You are doing 2^\text{Group Size} * \text{Group Size} iterations for each group, whereas only 2^{\text{Group Size}} were expected.

3 Likes

Oh, I never thought doing a recursive solution like that will yield better complexity. I guess I need to practice more. Thankyou, It was a fun contest.

3 Likes

I tried O(2^group_size * group_size * groups) and that TLEd so I had to do Meet in the Middle

Same time complexity can be achieved using iteration as well.

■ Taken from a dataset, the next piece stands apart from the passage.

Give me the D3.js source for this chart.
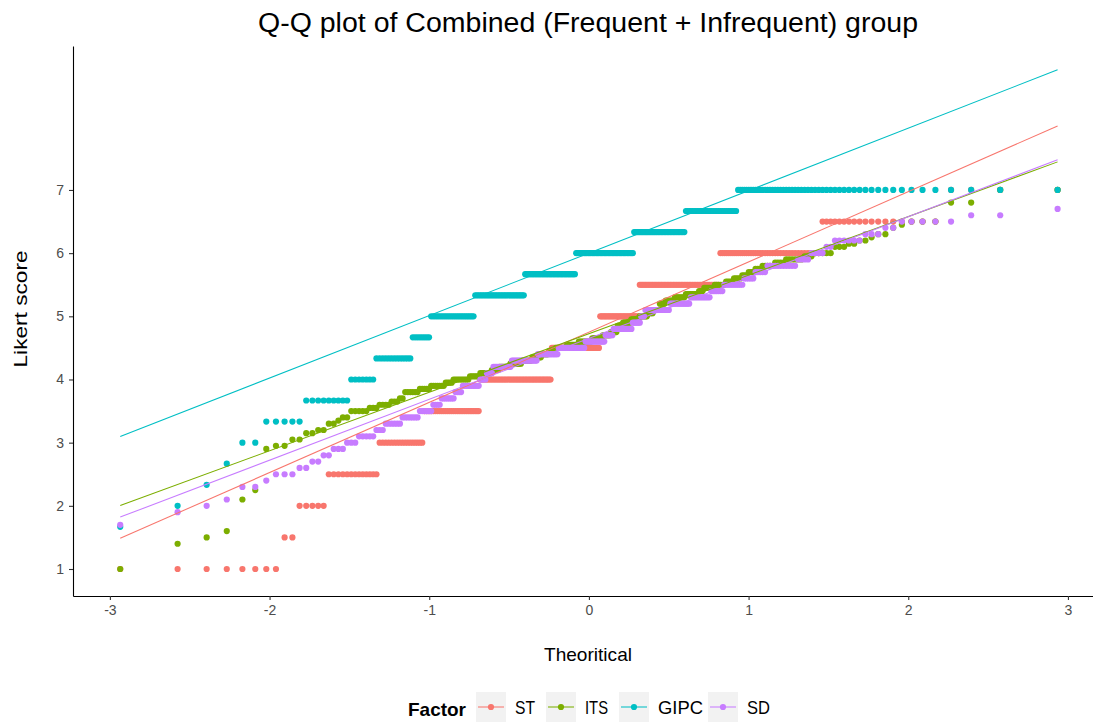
<!DOCTYPE html>
<html>
<head>
<meta charset="utf-8">
<script src="https://cdn.jsdelivr.net/npm/d3@7"></script>
<style>
  html, body { margin: 0; padding: 0; background: #ffffff; }
  svg { display: block; font-family: "Liberation Sans", Arial, sans-serif; }
</style>
</head>
<body>
<svg id="chart" width="1093" height="722"></svg>
<script>
// ---------------- data (distinct sorted values and how many respondents had each) ----------------
const groups = ["ST", "ITS", "GIPC", "SD"];
const colors = ["#F8766D", "#7CAE00", "#00BFC4", "#C77CFF"];

const stValues = [1, 1.5, 2, 2.5, 3, 3.5, 4, 4.5, 5, 5.5, 6, 6.5, 7];
const stCounts = [8, 2, 5, 13, 17, 29, 48, 36, 29, 51, 40, 18, 4];

const itsValues = [1, 1.4, 1.5, 1.6, 2.1, 2.25, 2.9, 2.95, 3.05, 3.15, 3.2, 3.3, 3.35, 3.4, 3.5, 3.55, 3.6, 3.65, 3.7, 3.8, 3.85, 3.9, 3.95, 4,
  4.05, 4.1, 4.15, 4.2, 4.25, 4.3, 4.35, 4.4, 4.45, 4.5, 4.55, 4.6, 4.65, 4.7, 4.75, 4.85, 4.9, 4.95, 5, 5.05, 5.1, 5.2, 5.25, 5.3, 5.35, 5.4,
  5.45, 5.5, 5.55, 5.6, 5.65, 5.7, 5.75, 5.8, 5.85, 5.9, 5.95, 6, 6.1, 6.15, 6.2, 6.25, 6.3, 6.4, 6.45, 6.5, 6.8, 7];
const itsCounts = [1, 1, 1, 1, 1, 1, 1, 2, 2, 2, 2, 2, 1, 2, 5, 3, 4, 3, 2, 6, 5, 7, 4, 9,
  6, 7, 5, 7, 8, 7, 7, 5, 5, 8, 9, 10, 8, 6, 5, 4, 6, 6, 6, 4, 4, 4, 6, 7, 8, 3,
  6, 6, 4, 4, 3, 3, 3, 5, 4, 6, 3, 5, 3, 2, 2, 1, 2, 1, 1, 3, 2, 2];

const gipcValues = [1.667, 2, 2.333, 2.667, 3, 3.333, 3.667, 4, 4.333, 4.667, 5, 5.333, 5.667, 6, 6.333, 6.667, 7];
const gipcCounts = [1, 1, 1, 1, 2, 5, 9, 7, 13, 8, 23, 32, 37, 43, 35, 29, 53];

const sdValues = [1.7, 1.9, 2, 2.1, 2.3, 2.4, 2.5, 2.6, 2.7, 2.8, 2.9, 3, 3.1, 3.2, 3.3, 3.4, 3.5, 3.6, 3.7, 3.8, 3.9, 4,
  4.1, 4.2, 4.3, 4.4, 4.5, 4.6, 4.7, 4.8, 4.9, 5, 5.1, 5.2, 5.3, 5.4, 5.5, 5.6, 5.7, 5.8, 5.9, 6, 6.1, 6.2, 6.3, 6.4, 6.5, 6.6, 6.7];
const sdCounts = [1, 1, 1, 1, 2, 1, 3, 2, 2, 2, 3, 3, 5, 3, 6, 7, 6, 4, 7, 4, 10, 4,
  4, 12, 18, 15, 20, 15, 6, 14, 6, 3, 17, 13, 12, 7, 10, 5, 5, 11, 4, 4, 2, 6, 3, 2, 5, 2, 1];

const xTicks = [-3, -2, -1, 0, 1, 2, 3];
const yTicks = [1, 2, 3, 4, 5, 6, 7];

const titleText = "Q-Q plot of Combined (Frequent + Infrequent) group";
const xLabel = "Theoritical";
const yLabel = "Likert score";
const legendTitle = "Factor";

// ---------------- helpers ----------------
// inverse standard normal CDF (Acklam)
function qnorm(p) {
  const a = [-3.969683028665376e+01, 2.209460984245205e+02, -2.759285104469687e+02, 1.383577518672690e+02, -3.066479806614716e+01, 2.506628277459239e+00];
  const b = [-5.447609879822406e+01, 1.615858368580409e+02, -1.556989798598866e+02, 6.680131188771972e+01, -1.328068155288572e+01];
  const c = [-7.784894002430293e-03, -3.223964580411365e-01, -2.400758277161838e+00, -2.549732539343734e+00, 4.374664141464968e+00, 2.938163982698783e+00];
  const d = [7.784695709041462e-03, 3.224671290700398e-01, 2.445134137142996e+00, 3.754408661907416e+00];
  const pl = 0.02425, ph = 1 - pl;
  let q, r;
  if (p < pl) {
    q = Math.sqrt(-2 * Math.log(p));
    return (((((c[0]*q+c[1])*q+c[2])*q+c[3])*q+c[4])*q+c[5]) / ((((d[0]*q+d[1])*q+d[2])*q+d[3])*q+1);
  } else if (p <= ph) {
    q = p - 0.5; r = q * q;
    return (((((a[0]*r+a[1])*r+a[2])*r+a[3])*r+a[4])*r+a[5])*q / (((((b[0]*r+b[1])*r+b[2])*r+b[3])*r+b[4])*r+1);
  } else {
    q = Math.sqrt(-2 * Math.log(1 - p));
    return -(((((c[0]*q+c[1])*q+c[2])*q+c[3])*q+c[4])*q+c[5]) / ((((d[0]*q+d[1])*q+d[2])*q+d[3])*q+1);
  }
}
function expand(values, counts) {
  const out = [];
  values.forEach((v, i) => { for (let k = 0; k < counts[i]; k++) out.push(v); });
  return out.sort((a, b) => a - b);
}
function qqData(sample) {
  const n = sample.length;
  const pts = sample.map((v, i) => ({ x: qnorm((i + 1 - 0.5) / n), y: v }));
  const q1 = d3.quantileSorted(sample, 0.25), q3 = d3.quantileSorted(sample, 0.75);
  const z1 = qnorm(0.25), z3 = qnorm(0.75);
  const slope = (q3 - q1) / (z3 - z1);
  const intercept = q1 - slope * z1;
  const x0 = pts[0].x, x1 = pts[n - 1].x;
  return { pts, line: [{ x: x0, y: intercept + slope * x0 }, { x: x1, y: intercept + slope * x1 }] };
}

const samples = [
  expand(stValues, stCounts),
  expand(itsValues, itsCounts),
  expand(gipcValues, gipcCounts),
  expand(sdValues, sdCounts)
];
const qq = samples.map(qqData);

// ---------------- layout ----------------
const svg = d3.select("#chart");
const panel = { left: 73, right: 1093, top: 46, bottom: 596 };
const x = d3.scaleLinear().domain([-3.231, 3.157]).range([panel.left, panel.right]);
const y = d3.scaleLinear().domain([0.5726, 9.279]).range([panel.bottom, panel.top]);

// points
groups.forEach((g, gi) => {
  svg.append("g").selectAll("circle").data(qq[gi].pts).join("circle")
    .attr("cx", d => x(d.x)).attr("cy", d => y(d.y)).attr("r", 3.1)
    .attr("fill", colors[gi]);
});
// qq lines
const lineGen = d3.line().x(d => x(d.x)).y(d => y(d.y));
groups.forEach((g, gi) => {
  svg.append("path").attr("d", lineGen(qq[gi].line))
    .attr("fill", "none").attr("stroke", colors[gi]).attr("stroke-width", 1.05);
});

// axes
const fmt = d => String(d);
const xAxis = d3.axisBottom(x).tickValues(xTicks).tickSize(4).tickSizeOuter(0).tickPadding(5).tickFormat(fmt);
const yAxis = d3.axisLeft(y).tickValues(yTicks).tickSize(4).tickSizeOuter(0).tickPadding(5).tickFormat(fmt);
const gx = svg.append("g").attr("transform", `translate(0,${panel.bottom})`).call(xAxis);
const gy = svg.append("g").attr("transform", `translate(${panel.left},0)`).call(yAxis);
[gx, gy].forEach(g => {
  g.select(".domain").attr("stroke", "#000").attr("stroke-width", 1.1);
  g.selectAll(".tick line").attr("stroke", "#333333").attr("stroke-width", 1.1);
  g.selectAll(".tick text").attr("fill", "#4D4D4D").style("font-size", "14px")
    .style("font-family", "'Liberation Sans', Arial, sans-serif");
});

// title and axis titles
svg.append("text").attr("x", 588).attr("y", 32).attr("text-anchor", "middle")
  .attr("textLength", 660).attr("lengthAdjust", "spacingAndGlyphs")
  .style("font-size", "27px").attr("fill", "#000").text(titleText);
svg.append("text").attr("x", 588).attr("y", 661).attr("text-anchor", "middle")
  .attr("textLength", 88).attr("lengthAdjust", "spacingAndGlyphs")
  .style("font-size", "19px").attr("fill", "#000").text(xLabel);
svg.append("text").attr("transform", "translate(27,309) rotate(-90)").attr("text-anchor", "middle")
  .attr("textLength", 117).attr("lengthAdjust", "spacingAndGlyphs")
  .style("font-size", "18px").attr("fill", "#000").text(yLabel);

// legend
const legend = svg.append("g");
legend.append("text").attr("x", 408).attr("y", 716).style("font-size", "19px").style("font-weight", "bold")
  .attr("textLength", 58).attr("lengthAdjust", "spacingAndGlyphs")
  .attr("fill", "#000").text(legendTitle);
const keyX = [476, 546, 619, 708];
const labelW = [20, 23, 45, 23];
groups.forEach((g, gi) => {
  const kx = keyX[gi];
  legend.append("rect").attr("x", kx).attr("y", 692).attr("width", 30).attr("height", 30).attr("fill", "#F2F2F2");
  legend.append("line").attr("x1", kx + 2).attr("x2", kx + 28).attr("y1", 707).attr("y2", 707)
    .attr("stroke", colors[gi]).attr("stroke-width", 1.05);
  legend.append("circle").attr("cx", kx + 15).attr("cy", 707).attr("r", 3.1).attr("fill", colors[gi]);
  legend.append("text").attr("x", kx + 39).attr("y", 714).style("font-size", "18px")
    .attr("textLength", labelW[gi]).attr("lengthAdjust", "spacingAndGlyphs")
    .attr("fill", "#000").text(g);
});
</script>
</body>
</html>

https://www.codechef.com/viewsolution/37341192

2 Likes

that’s a nice way to solve it.

1 Like

can u please help me in identifying issue in the code due to which WA comes:-

There are the errors leading to WA.

Error 1: In this function

int rem(int remain,int index,int pro,int count,int n){
    if(index >= vec[count].size())
    return remain;
    int a = rem((pro*vec[count][index])%n, index+1, (pro*vec[count][index])%n,count,n);
    int b = rem(vec[count][index]%n, index+1, (vec[count][index])%n,count,n);
    return max(remain,max(a,b));
}

instead of excluding current value, you are starting a new series with current value.
Also, any one of remain or pro is sufficient since both are having same value. You can edit the functions as:

int rem(int remain,int index,int count,int n){
    if(index == vec[count].size())      //index won't go beyond vec[count].size()
    return remain;
    int a = rem((remain*vec[count][index])%n, index+1,count,n);  //included vec[count][index]
    int b = rem(remain, index+1,count,n);                        //excluded vec[count][index]
    return max(a,b);
}

Error 2: You are not considering the combinations which exclude the element at index 0. So, rather than making a call with remain=vec[i][0]%M[i] and index=1, you should make this call:

rem(1, 0, i, M[i])
1 Like

got the error…Thanks a lot sir

1 Like